Workday reported better-than-expected third quarter earnings and raised its outlook for the fiscal year.
The cloud HR and finance application company reported third quarter earnings of 43 cents a share on revenue of $1.87 billion, up 16.7% from a year ago. Subscription revenue for the quarter was up 18.1% from a year ago. Non-GAAP earnings were $1.53 a share.
Wall Street was expecting Workday to report third quarter non-GAAP earnings of $1.41 a share on revenue of $1.85 billion.
Carl Eschenbach, co-CEO of Workday, said the company was seeing momentum from "AI innovation, strength in full platform deals, expanding partner ecosystem, and international growth." Aneel Bhusri, co-CEO of Workday, said the company's strategy to build AI into its core products is resonating with customers.
Workday's approach to generative AI revolves around building it into its core products instead of going the add-on route that has been popular with vendors. Workday passed the 5,000 core HCM customers in the third quarter. Company executives say Workday is playing the long game and aiming to take advantage as enterprises move to consolidate vendors.
On a conference call with analysts, Eschenbach said:
"Generative AI is becoming a business imperative. As a trusted partner and a market leader with over 65 million users under contract we can uniquely drive efficiencies and improve the employee experience. What we are doing and not just saying is resonating with our customers. Simply put, our value proposition has never been so relevant and powerful."
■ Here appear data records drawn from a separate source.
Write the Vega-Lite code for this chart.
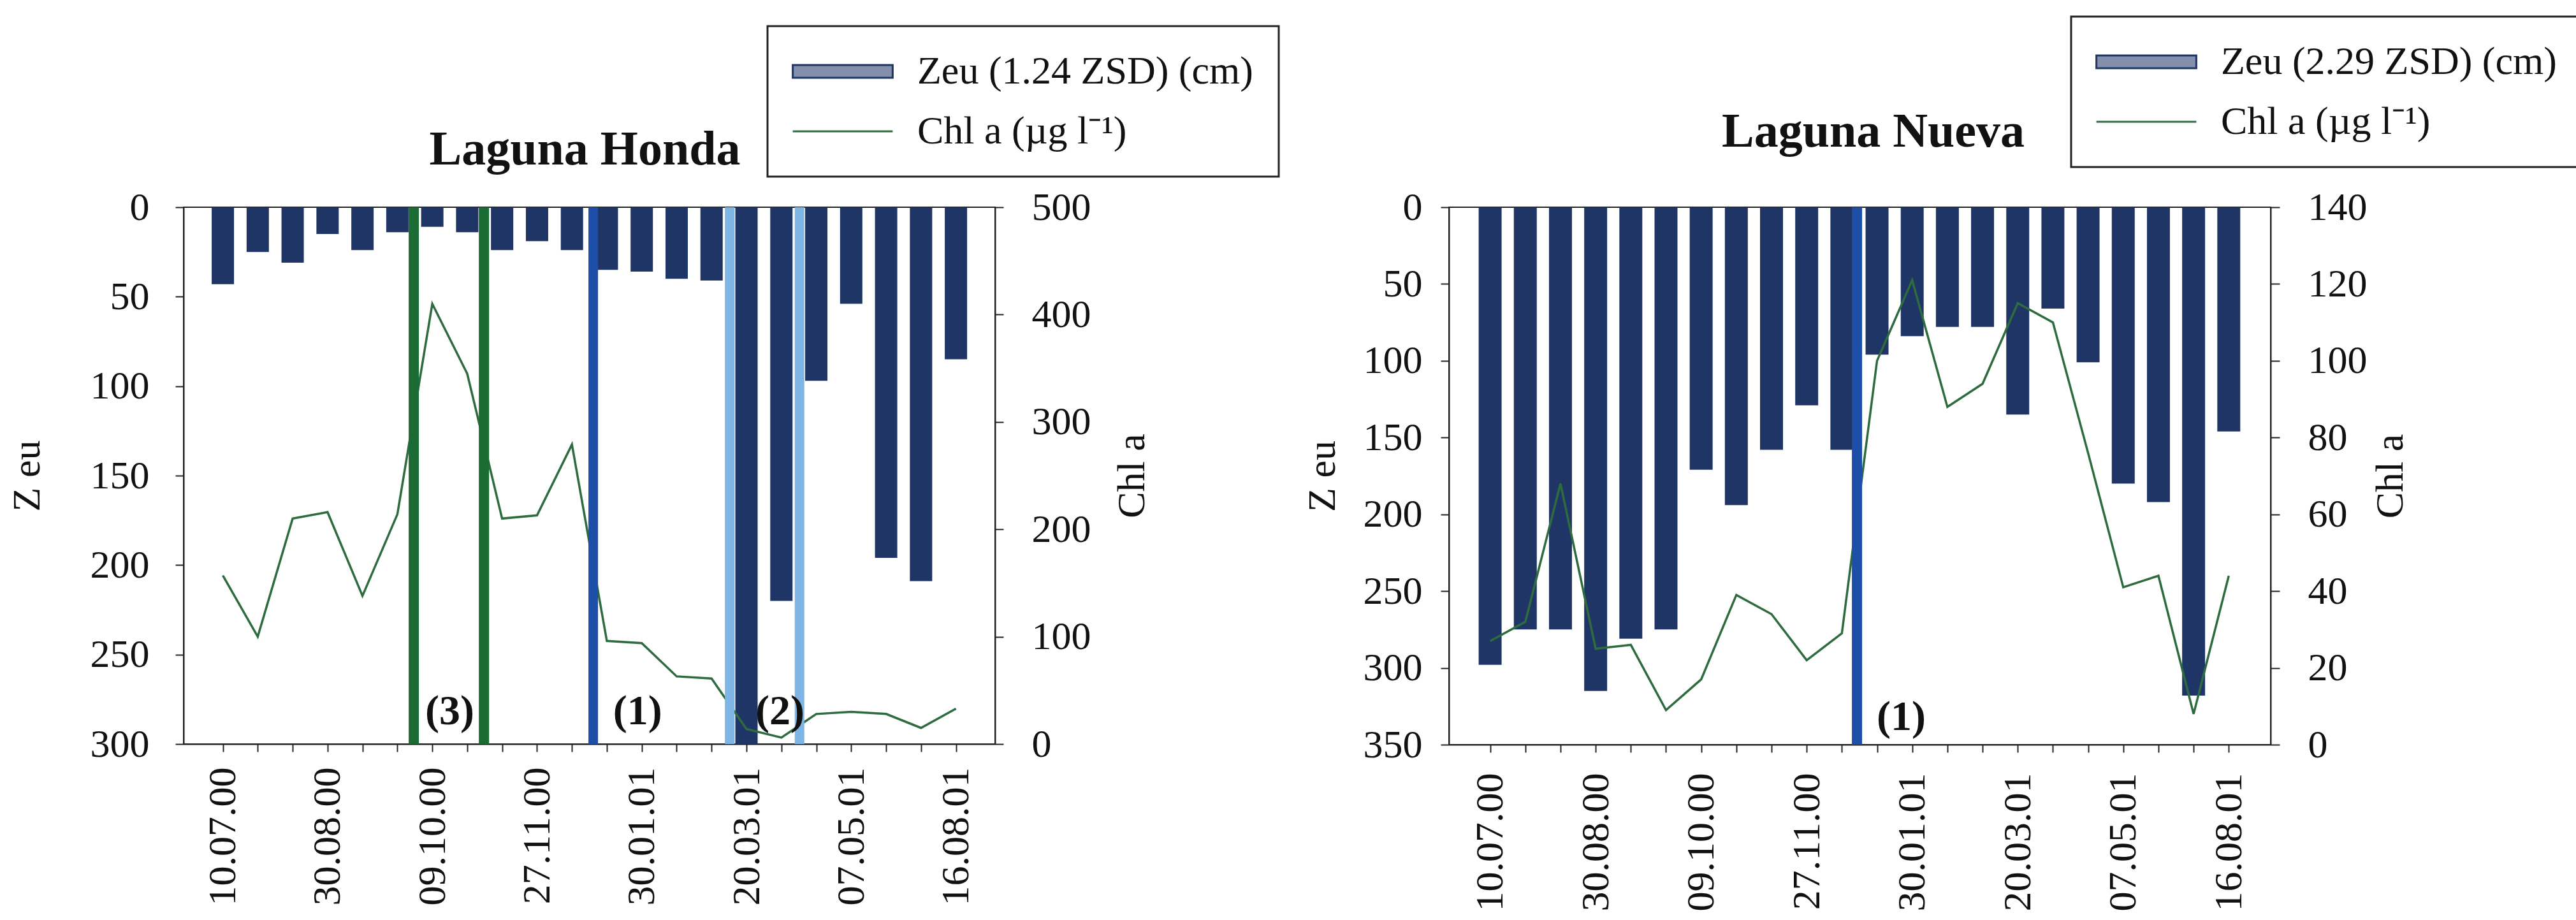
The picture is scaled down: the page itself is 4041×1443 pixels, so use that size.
{
  "$schema": "https://vega.github.io/schema/vega-lite/v6.json",
  "background": "white",
  "padding": {"left": 10, "top": 23, "right": 0, "bottom": 0},
  "spacing": 33,
  "config": {
    "font": "Liberation Serif",
    "view": {"stroke": "#222", "strokeWidth": 2},
    "axis": {
      "labelFont": "Liberation Serif", "titleFont": "Liberation Serif",
      "labelFontSize": 62, "titleFontSize": 62, "titleFontWeight": "normal",
      "labelColor": "#111", "titleColor": "#111", "labelLimit": 1000,
      "domainColor": "#222", "domainWidth": 2, "tickColor": "#222", "tickWidth": 2,
      "grid": false, "labelFlush": false, "labelOverlap": false, "labelBound": false
    },
    "legend": {
      "direction": "vertical",
      "labelFont": "Liberation Serif", "labelFontSize": 62, "labelColor": "#111", "labelLimit": 2000,
      "padding": 40, "rowPadding": 32,
      "symbolType": "M-2.85,-0.36H2.85V0.36H-2.85Z", "symbolSize": 3025,
      "symbolOffset": 47, "labelOffset": 86, "symbolStrokeWidth": 3,
      "strokeColor": "#222", "fillColor": "white"
    }
  },
  "resolve": {"scale": {"color": "independent"}, "legend": {"color": "independent"}},
  "hconcat": [
    {
      "width": 1273,
      "height": 842,
      "title": {"text": "Laguna Honda", "fontSize": 76, "fontWeight": "bold", "font": "Liberation Serif", "color": "#111", "anchor": "middle", "frame": "group", "baseline": "alphabetic", "offset": -294, "dx": -7},
      "data": {"values": [
        {"muestra": 0, "zeu": 43, "chl": 157},
        {"muestra": 1, "zeu": 25, "chl": 100},
        {"muestra": 2, "zeu": 31, "chl": 210},
        {"muestra": 3, "zeu": 15, "chl": 216},
        {"muestra": 4, "zeu": 24, "chl": 138},
        {"muestra": 5, "zeu": 14, "chl": 214},
        {"muestra": 6, "zeu": 11, "chl": 410},
        {"muestra": 7, "zeu": 14, "chl": 345},
        {"muestra": 8, "zeu": 24, "chl": 210},
        {"muestra": 9, "zeu": 19, "chl": 213},
        {"muestra": 10, "zeu": 24, "chl": 279},
        {"muestra": 11, "zeu": 35, "chl": 96},
        {"muestra": 12, "zeu": 36, "chl": 94},
        {"muestra": 13, "zeu": 40, "chl": 63},
        {"muestra": 14, "zeu": 41, "chl": 61},
        {"muestra": 15, "zeu": 300, "chl": 14},
        {"muestra": 16, "zeu": 220, "chl": 6},
        {"muestra": 17, "zeu": 97, "chl": 28},
        {"muestra": 18, "zeu": 54, "chl": 30},
        {"muestra": 19, "zeu": 196, "chl": 28},
        {"muestra": 20, "zeu": 209, "chl": 15},
        {"muestra": 21, "zeu": 85, "chl": 33}
      ]},
      "resolve": {"scale": {"y": "independent"}},
      "layer": [
        {
          "mark": {"type": "bar", "orient": "vertical", "size": 35},
          "encoding": {
            "x": {"field": "muestra", "type": "quantitative",
              "scale": {"domain": [-1.033, 22.03], "nice": false, "zero": false},
              "axis": {"orient": "bottom", "title": null, "values": [0,1,2,3,4,5,6,7,8,9,10,11,12,13,14,15,16,17,18,19,20,21],
                "labelExpr": "datum.value % 3 == 0 ? ['10.07.00','30.08.00','09.10.00','27.11.00','30.01.01','20.03.01','07.05.01','16.08.01'][datum.value / 3] : ''",
                "labelAngle": -90, "tickSize": 12, "labelPadding": 24}},
            "y": {"field": "zeu", "type": "quantitative",
              "scale": {"domain": [0, 300], "reverse": true, "nice": false},
              "axis": {"orient": "left", "title": "Z eu", "values": [0,50,100,150,200,250,300], "tickSize": 13, "labelPadding": 41, "titlePadding": 67, "titleAngle": -90, "titleBaseline": "bottom"}},
            "y2": {"datum": 0},
            "color": {"datum": "Zeu (1.24 ZSD) (cm)",
              "scale": {"domain": ["Zeu (1.24 ZSD) (cm)", "Chl a (µg l⁻¹)"], "range": ["#1f3566", "#2e6b3f"]},
              "legend": {"title": null, "orient": "none", "legendX": 916, "legendY": -284,
                "encode": {
                  "symbols": {"update": {
                    "shape": {"signal": "indexof(datum.label, 'Chl') >= 0 ? 'M-2.85,0H2.85' : 'M-2.85,-0.36H2.85V0.36H-2.85Z'"},
                    "fillOpacity": {"signal": "indexof(datum.label, 'Chl') >= 0 ? 1 : 0.55"}
                  }},
                  "legend": {"update": {"strokeWidth": {"value": 3}}}
                }}}
          }
        },
        {
          "mark": {"type": "line", "strokeWidth": 3.5},
          "encoding": {
            "x": {"field": "muestra", "type": "quantitative"},
            "y": {"field": "chl", "type": "quantitative",
              "scale": {"domain": [0, 500], "nice": false},
              "axis": {"orient": "right", "title": "Chl a", "values": [0,100,200,300,400,500], "tickSize": 13, "labelPadding": 44, "titlePadding": 34, "titleAngle": -90, "titleBaseline": "top"}},
            "color": {"datum": "Chl a (µg l⁻¹)"}
          }
        },
        {
          "data": {"values": [{"pos": 5.47}, {"pos": 7.48}]},
          "mark": {"type": "rule", "strokeWidth": 16, "color": "#1b6b35"},
          "encoding": {"x": {"field": "pos", "type": "quantitative"}}
        },
        {
          "data": {"values": [{"pos": 10.61}]},
          "mark": {"type": "rule", "strokeWidth": 15, "color": "#1e4fa8"},
          "encoding": {"x": {"field": "pos", "type": "quantitative"}}
        },
        {
          "data": {"values": [{"pos": 14.52}, {"pos": 16.52}]},
          "mark": {"type": "rule", "strokeWidth": 15, "color": "#7db5e6"},
          "encoding": {"x": {"field": "pos", "type": "quantitative"}}
        },
        {
          "data": {"values": [
            {"pos": 6.5, "z": 282, "etiqueta": "(3)"},
            {"pos": 11.88, "z": 282, "etiqueta": "(1)"},
            {"pos": 15.96, "z": 282, "etiqueta": "(2)"}
          ]},
          "mark": {"type": "text", "fontSize": 66, "fontWeight": "bold", "baseline": "middle", "align": "center", "color": "#111"},
          "encoding": {
            "x": {"field": "pos", "type": "quantitative"},
            "y": {"field": "z", "type": "quantitative", "scale": {"domain": [0, 300], "reverse": true, "nice": false}, "axis": null},
            "text": {"field": "etiqueta"}
          }
        }
      ]
    },
    {
      "width": 1289,
      "height": 843,
      "title": {"text": "Laguna Nueva", "fontSize": 76, "fontWeight": "bold", "font": "Liberation Serif", "color": "#111", "anchor": "middle", "frame": "group", "baseline": "alphabetic", "offset": -281, "dx": 21},
      "data": {"values": [
        {"muestra": 0, "zeu": 298, "chl": 27},
        {"muestra": 1, "zeu": 275, "chl": 32},
        {"muestra": 2, "zeu": 275, "chl": 68},
        {"muestra": 3, "zeu": 315, "chl": 25},
        {"muestra": 4, "zeu": 281, "chl": 26},
        {"muestra": 5, "zeu": 275, "chl": 9},
        {"muestra": 6, "zeu": 171, "chl": 17},
        {"muestra": 7, "zeu": 194, "chl": 39},
        {"muestra": 8, "zeu": 158, "chl": 34},
        {"muestra": 9, "zeu": 129, "chl": 22},
        {"muestra": 10, "zeu": 158, "chl": 29},
        {"muestra": 11, "zeu": 96, "chl": 100},
        {"muestra": 12, "zeu": 84, "chl": 121},
        {"muestra": 13, "zeu": 78, "chl": 88},
        {"muestra": 14, "zeu": 78, "chl": 94},
        {"muestra": 15, "zeu": 135, "chl": 115},
        {"muestra": 16, "zeu": 66, "chl": 110},
        {"muestra": 17, "zeu": 101, "chl": 76},
        {"muestra": 18, "zeu": 180, "chl": 41},
        {"muestra": 19, "zeu": 192, "chl": 44},
        {"muestra": 20, "zeu": 318, "chl": 8},
        {"muestra": 21, "zeu": 146, "chl": 44}
      ]},
      "resolve": {"scale": {"y": "independent"}},
      "layer": [
        {
          "mark": {"type": "bar", "orient": "vertical", "size": 36},
          "encoding": {
            "x": {"field": "muestra", "type": "quantitative",
              "scale": {"domain": [-1.08, 22.1], "nice": false, "zero": false},
              "axis": {"orient": "bottom", "title": null, "values": [0,1,2,3,4,5,6,7,8,9,10,11,12,13,14,15,16,17,18,19,20,21],
                "labelExpr": "datum.value % 3 == 0 ? ['10.07.00','30.08.00','09.10.00','27.11.00','30.01.01','20.03.01','07.05.01','16.08.01'][datum.value / 3] : ''",
                "labelAngle": -90, "tickSize": 12, "labelPadding": 32}},
            "y": {"field": "zeu", "type": "quantitative",
              "scale": {"domain": [0, 350], "reverse": true, "nice": false},
              "axis": {"orient": "left", "title": "Z eu", "values": [0,50,100,150,200,250,300,350], "tickSize": 13, "labelPadding": 29, "titlePadding": 32, "titleAngle": -90, "titleBaseline": "bottom"}},
            "y2": {"datum": 0},
            "color": {"datum": "Zeu (2.29 ZSD) (cm)",
              "scale": {"domain": ["Zeu (2.29 ZSD) (cm)", "Chl a (µg l⁻¹)"], "range": ["#1f3566", "#2e6b3f"]},
              "legend": {"title": null, "orient": "none", "legendX": 976, "legendY": -299,
                "encode": {
                  "symbols": {"update": {
                    "shape": {"signal": "indexof(datum.label, 'Chl') >= 0 ? 'M-2.85,0H2.85' : 'M-2.85,-0.36H2.85V0.36H-2.85Z'"},
                    "fillOpacity": {"signal": "indexof(datum.label, 'Chl') >= 0 ? 1 : 0.55"}
                  }},
                  "legend": {"update": {"strokeWidth": {"value": 3}}}
                }}}
          }
        },
        {
          "mark": {"type": "line", "strokeWidth": 3.5},
          "encoding": {
            "x": {"field": "muestra", "type": "quantitative"},
            "y": {"field": "chl", "type": "quantitative",
              "scale": {"domain": [0, 140], "nice": false},
              "axis": {"orient": "right", "title": "Chl a", "values": [0,20,40,60,80,100,120,140], "tickSize": 14, "labelPadding": 44, "titlePadding": 6, "titleAngle": -90, "titleBaseline": "top"}},
            "color": {"datum": "Chl a (µg l⁻¹)"}
          }
        },
        {
          "data": {"values": [{"pos": 10.43}]},
          "mark": {"type": "rule", "strokeWidth": 16, "color": "#1e4fa8"},
          "encoding": {"x": {"field": "pos", "type": "quantitative"}}
        },
        {
          "data": {"values": [{"pos": 11.69, "z": 332, "etiqueta": "(1)"}]},
          "mark": {"type": "text", "fontSize": 66, "fontWeight": "bold", "baseline": "middle", "align": "center", "color": "#111"},
          "encoding": {
            "x": {"field": "pos", "type": "quantitative"},
            "y": {"field": "z", "type": "quantitative", "scale": {"domain": [0, 350], "reverse": true, "nice": false}, "axis": null},
            "text": {"field": "etiqueta"}
          }
        }
      ]
    }
  ]
}
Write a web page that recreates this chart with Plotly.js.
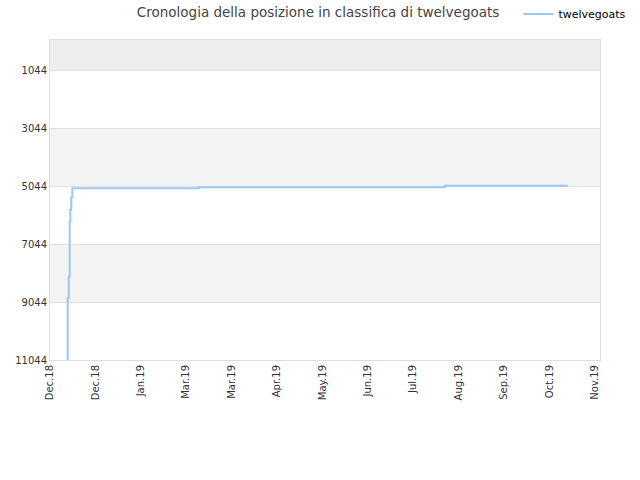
<!DOCTYPE html>
<html>
<head>
<meta charset="utf-8">
<script src="https://cdn.plot.ly/plotly-3.0.1.min.js"></script>
<style>html,body{margin:0;padding:0;background:#fff;}#chart{width:640px;height:480px;}</style>
</head>
<body>
<div id="chart"></div>
<script>
// Data
const dates = [
  "2018-12-11 12:00", "2018-12-12 17:00", "2018-12-13 09:00", "2018-12-14 00:30",
  "2018-12-14 10:00", "2018-12-15 02:00", "2018-12-15 18:00", "2019-03-09 08:00",
  "2019-08-19 02:00", "2019-11-08 05:00"
];
const ranks = [12500, 8916, 8172, 6275, 5847, 5423, 5113, 5078, 5034, 5034];
const seriesName = "twelvegoats";

const yTicks = [1044, 3044, 5044, 7044, 9044, 11044];
const xTickVals = [
  "2018-12-01", "2018-12-31", "2019-01-30", "2019-03-01", "2019-03-31", "2019-04-30",
  "2019-05-30", "2019-06-29", "2019-07-29", "2019-08-28", "2019-09-27", "2019-10-27", "2019-11-26"
];
const xTickText = [
  "Dec.18", "Dec.18", "Jan.19", "Mar.19", "Mar.19", "Apr.19",
  "May.19", "Jun.19", "Jul.19", "Aug.19", "Sep.19", "Oct.19", "Nov.19"
];
const bands = [[0, 1044, "#eeeeee"], [3044, 5044, "#f3f3f3"], [7044, 9044, "#f3f3f3"]];

const shapes = bands.map(b => ({
  type: "rect", xref: "paper", yref: "y", x0: 0, x1: 1, y0: b[0], y1: b[1],
  fillcolor: b[2], line: {width: 0}, layer: "below"
}));

const trace = {
  x: dates, y: ranks, type: "scatter", mode: "lines", name: seriesName,
  line: {color: "#99c7f2", width: 2, shape: "hv"}
};

const layout = {
  width: 640, height: 480,
  margin: {l: 50, r: 40, t: 40, b: 120},
  paper_bgcolor: "#ffffff", plot_bgcolor: "#ffffff",
  font: {family: "DejaVu Sans, sans-serif", size: 10, color: "#333333"},
  title: {text: "Cronologia della posizione in classifica di twelvegoats",
          font: {family: "DejaVu Sans, sans-serif", size: 13.5, color: "#444444"},
          x: 0.497, xanchor: "center", y: 0.975, yanchor: "middle"},
  showlegend: true,
  legend: {xref: "container", yref: "container", x: 0.81, xanchor: "left", y: 0.971, yanchor: "middle",
           orientation: "h",
           font: {family: "DejaVu Sans, sans-serif", size: 11, color: "#000000"},
           bgcolor: "rgba(0,0,0,0)"},
  xaxis: {
    type: "date", range: ["2018-12-01", "2019-11-29 12:00"],
    tickmode: "array", tickvals: xTickVals, ticktext: xTickText, tickangle: -90,
    showgrid: false, zeroline: false, showline: true, linecolor: "#dddddd", linewidth: 1, mirror: true,
    ticks: "", tickfont: {size: 10, color: "#333333"}
  },
  yaxis: {
    range: [11044, 0], tickmode: "array", tickvals: yTicks, ticktext: yTicks.map(String),
    showgrid: true, gridcolor: "#e0e0e0", gridwidth: 1, zeroline: false,
    showline: true, linecolor: "#dddddd", linewidth: 1, mirror: true,
    ticks: "", tickfont: {size: 10, color: "#333333"}
  },
  shapes: shapes
};

Plotly.newPlot("chart", [trace], layout, {displayModeBar: false, staticPlot: true});
</script>
</body>
</html>
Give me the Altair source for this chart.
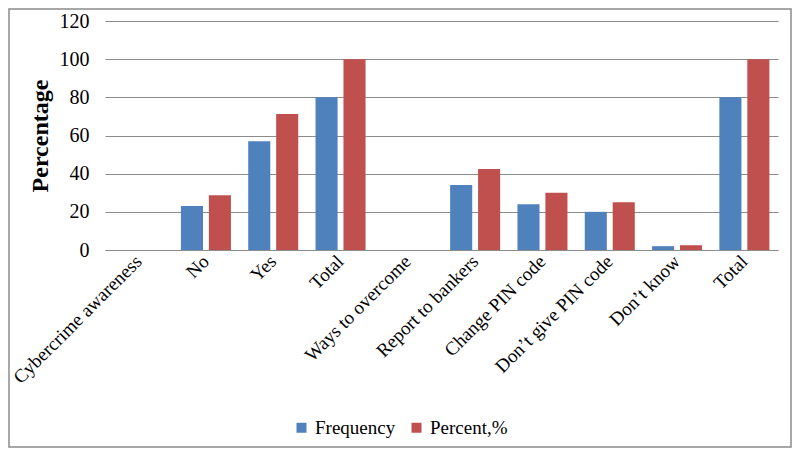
import altair as alt
import pandas as pd

categories = ["Cybercrime awareness", "No", "Yes", "Total", "Ways to overcome",
              "Report to bankers", "Change PIN code", "Don\u2019t give PIN code",
              "Don\u2019t know", "Total"]
frequency = [None, 23, 57, 80, None, 34, 24, 20, 2, 80]
percent = [None, 28.75, 71.25, 100, None, 42.5, 30, 25, 2.5, 100]
series = ["Frequency", "Percent,%"]

rows = []
for i, c in enumerate(categories):
    for s, vals in zip(series, [frequency, percent]):
        if vals[i] is not None:
            rows.append({"idx": i, "series": s, "value": vals[i]})
df = pd.DataFrame(rows)

label_arr = "[" + ",".join('"%s"' % c for c in categories) + "]"
FONT = "Liberation Serif"

W, H = 673, 229
PL, PT, PR, PB = 97, 13, 14, 198

bars = alt.Chart(df).mark_bar().encode(
    x=alt.X("idx:O", scale=alt.Scale(domain=list(range(len(categories))),
                                     paddingInner=0.257, paddingOuter=0.128),
            axis=alt.Axis(title=None, labelExpr=label_arr + "[datum.value]",
                          labelAngle=-45, labelAlign="right", labelBaseline="middle",
                          labelFont=FONT, labelFontSize=19, labelColor="#000000",
                          labelPadding=8, ticks=False, domainColor="#8c8c8c",
                          labelOverlap=False, labelLimit=300)),
    xOffset=alt.XOffset("series:N", scale=alt.Scale(domain=series, paddingInner=0.21)),
    y=alt.Y("value:Q", scale=alt.Scale(domain=[0, 120]),
            axis=alt.Axis(title="Percentage", values=[0, 20, 40, 60, 80, 100, 120],
                          titleFont=FONT, titleFontSize=24, titleFontWeight="bold",
                          titleColor="#000000", titlePadding=7,
                          labelFont=FONT, labelFontSize=20, labelColor="#000000",
                          labelPadding=16, ticks=False, domain=False,
                          gridColor="#8c8c8c", gridWidth=1)),
    color=alt.Color("series:N", scale=alt.Scale(domain=series, range=["#4F81BD", "#C0504D"]),
                    legend=alt.Legend(title=None, orient="none", direction="horizontal",
                                      legendX=187, legendY=397, symbolType="square",
                                      symbolSize=100, symbolStrokeWidth=0, labelOffset=4,
                                      labelFont=FONT, labelFontSize=19, labelColor="#000000",
                                      columnPadding=11)),
)

border = alt.Chart(pd.DataFrame({"a": [0]})).mark_rect(
    fill=None, stroke="#8c8c8c", strokeWidth=1.5
).encode(
    x=alt.value(-PL + 1), x2=alt.value(W + PR - 1),
    y=alt.value(-PT + 1), y2=alt.value(H + PB - 1),
)

chart = alt.layer(bars, border).properties(
    width=W, height=H,
    autosize=alt.AutoSizeParams(type="none"),
    padding={"left": PL, "top": PT, "right": PR, "bottom": PB},
    background="#ffffff",
).configure_view(stroke=None)

chart.save("out.html", embed_options={"renderer": "svg", "actions": False})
As for the outlook, Workday projected fiscal 2024 subscription revenue of $6.598 billion, up 19% from a year ago. Non-GAAP operating margins will come in at 23.8%, which is higher than expectations.
Bhusri said:
"We're infusing generative AI into our platform is through our investment in conversational AI. While we are still in the exploratory phase with this technology. We believe conversational AI will fundamentally change how users interact with Workday. By enabling them to easily surface information they need and interact with data through simple conversation. We're also leveraging generative AI to create a conversational experience for Workday Adaptive Planning customers. The use of conversational text will simplify the process of surfacing key planning insights. Enabling users to make quicker, more strategic decisions about their businesses."
Eschenbach had some interesting comments on how customers are thinking about AI and factoring it into their evaluations.
At this point, I don't think people are making decisions yet, just purely on AI. I think it's something that every customer looks at to make sure that they're going to be covered with a new deployment or a customer knowing that Workday has them in a strong place, but they're still looking first and foremost at running their business and moving off of crappy legacy applications into the cloud. And we're unmatched in that category. And then when we add the AI stuff, I think it just checks that AI box.
But, I would say that despite all the hype, it's still in the early days of actual large scale deployments of AI in HR and finance, we're ready."